American soccer player (born 1990)

Brent Kallman (born October 4, 1990) is an American professional soccer player who currently plays for USL League One club Union Omaha. Kallman formerly played for Minnesota United when the team competed in the North American Soccer League and MLS.

==Career==
Kallman graduated from Woodbury High School in Woodbury, Minnesota. He was a multi-sport athlete, earning four letters in soccer, three in tennis, two in basketball and one in football. Kalian attended Minnesota Thunder Academy junior soccer development program.

===College===
Kallman attended Creighton University and played four seasons from 2009 to 2012, helping the program make back to back college cup appearances in 2011–12.

===Professional===
He signed his first professional contract with Minnesota United FC in May 2013. He played for Minnesota United, splitting time between the reserves and full team until the 2016 season when he became a mainstay of the back line. In January 2017, Kallman was signed to United as they transitioned to MLS.
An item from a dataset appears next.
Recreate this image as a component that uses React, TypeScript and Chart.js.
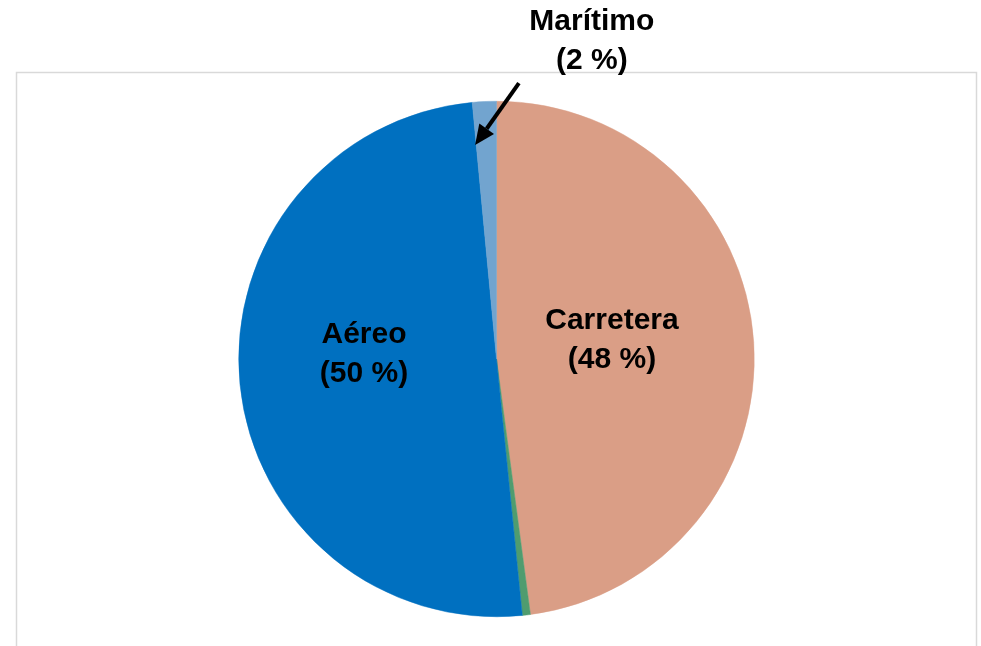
import React, { useEffect, useRef } from "react";
import { Chart, registerables } from "chart.js";

Chart.register(...registerables);

const categories = ["Carretera", "Otros", "Aéreo", "Marítimo"];
const shares = [47.9, 0.5, 50.1, 1.5];
const shownPercent = ["48 %", "", "50 %", "2 %"];
const colors = ["#DA9E86", "#4F9C6F", "#0070C0", "#72A4CF"];

// label anchors in units of pie radius, relative to pie centre
const labelAnchors: (null | { dx: number; dy: number })[] = [
  { dx: 0.448, dy: -0.081 },
  null,
  { dx: -0.514, dy: -0.027 },
  { dx: 0.37, dy: -1.24 },
];

const overlayPlugin = {
  id: "overlay",
  beforeDraw(chart: any) {
    const ctx = chart.ctx;
    ctx.save();
    ctx.strokeStyle = "#d9d9d9";
    ctx.lineWidth = 1.5;
    ctx.beginPath();
    ctx.moveTo(16.5, chart.height);
    ctx.lineTo(16.5, 72.5);
    ctx.lineTo(976.5, 72.5);
    ctx.lineTo(976.5, chart.height);
    ctx.stroke();
    ctx.restore();
  },
  afterDraw(chart: any) {
    const ctx = chart.ctx;
    const meta = chart.getDatasetMeta(0);
    const arc = meta.data[0];
    const cx = arc.x;
    const cy = arc.y;
    const R = arc.outerRadius;
    ctx.save();
    ctx.fillStyle = "#000";
    ctx.font = 'bold 30px "Liberation Sans", Arial, sans-serif';
    ctx.textAlign = "center";
    ctx.textBaseline = "alphabetic";
    labelAnchors.forEach((a, i) => {
      if (!a) return;
      const x = cx + a.dx * R;
      const y = cy + a.dy * R;
      ctx.fillText(categories[i], x, y + 10.5 - 19.5);
      ctx.fillText("(" + shownPercent[i] + ")", x, y + 10.5 + 19.5);
    });
    // arrow pointing at Marítimo slice
    const tx = cx + 0.087 * R, ty = cy - 1.07 * R;
    const hx = cx - 0.083 * R, hy = cy - 0.83 * R;
    const ang = Math.atan2(hy - ty, hx - tx);
    const headLen = 20, headW = 9;
    const bx = hx - headLen * Math.cos(ang);
    const by = hy - headLen * Math.sin(ang);
    ctx.strokeStyle = "#000";
    ctx.lineWidth = 4;
    ctx.beginPath();
    ctx.moveTo(tx, ty);
    ctx.lineTo(bx, by);
    ctx.stroke();
    ctx.beginPath();
    ctx.moveTo(hx, hy);
    ctx.lineTo(bx + headW * Math.sin(ang), by - headW * Math.cos(ang));
    ctx.lineTo(bx - headW * Math.sin(ang), by + headW * Math.cos(ang));
    ctx.closePath();
    ctx.fill();
    ctx.restore();
  },
};

export default function App() {
  const ref = useRef<HTMLCanvasElement | null>(null);
  useEffect(() => {
    document.body.style.margin = "0";
    const chart = new Chart(ref.current as HTMLCanvasElement, {
      type: "pie",
      data: {
        labels: categories,
        datasets: [
          {
            data: shares,
            backgroundColor: colors,
            borderColor: colors,
            borderWidth: 0.5,
          },
        ],
      },
      options: {
        responsive: false,
        animation: false,
        layout: { padding: { top: 101, bottom: 29, left: 12, right: 0 } },
        plugins: {
          legend: { display: false },
          tooltip: { enabled: false },
        },
      },
      plugins: [overlayPlugin],
    });
    return () => chart.destroy();
  }, []);
  return (
    <div style={{ width: 981, height: 646, background: "#fff" }}>
      <canvas ref={ref} width={981} height={646} style={{ display: "block" }} />
    </div>
  );
}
On August 15, 2020, Kallman moved on loan to USL Championship side El Paso Locomotive.

Kallman signed with Major League Soccer club Nashville SC on February 13, 2024. He was released by Nashville following their 2024 season.

On February 14, 2025, Kallman signed with USL League One side Union Omaha.

On 18 April 2026, Kallman scored his first goal for The Owls in a 2–1 loss against the Richmond Kickers.

==Personal life==
His siblings Brian and Kassey are also professional soccer players.

In addition to professional soccer, Kallman is an accomplished poker player, having earned $193,192 in tournament poker. His best live cash is $62,110 on November 23, 2018, at the $3,500 WPT Seminole Rock N Roll Poker Open Main Event.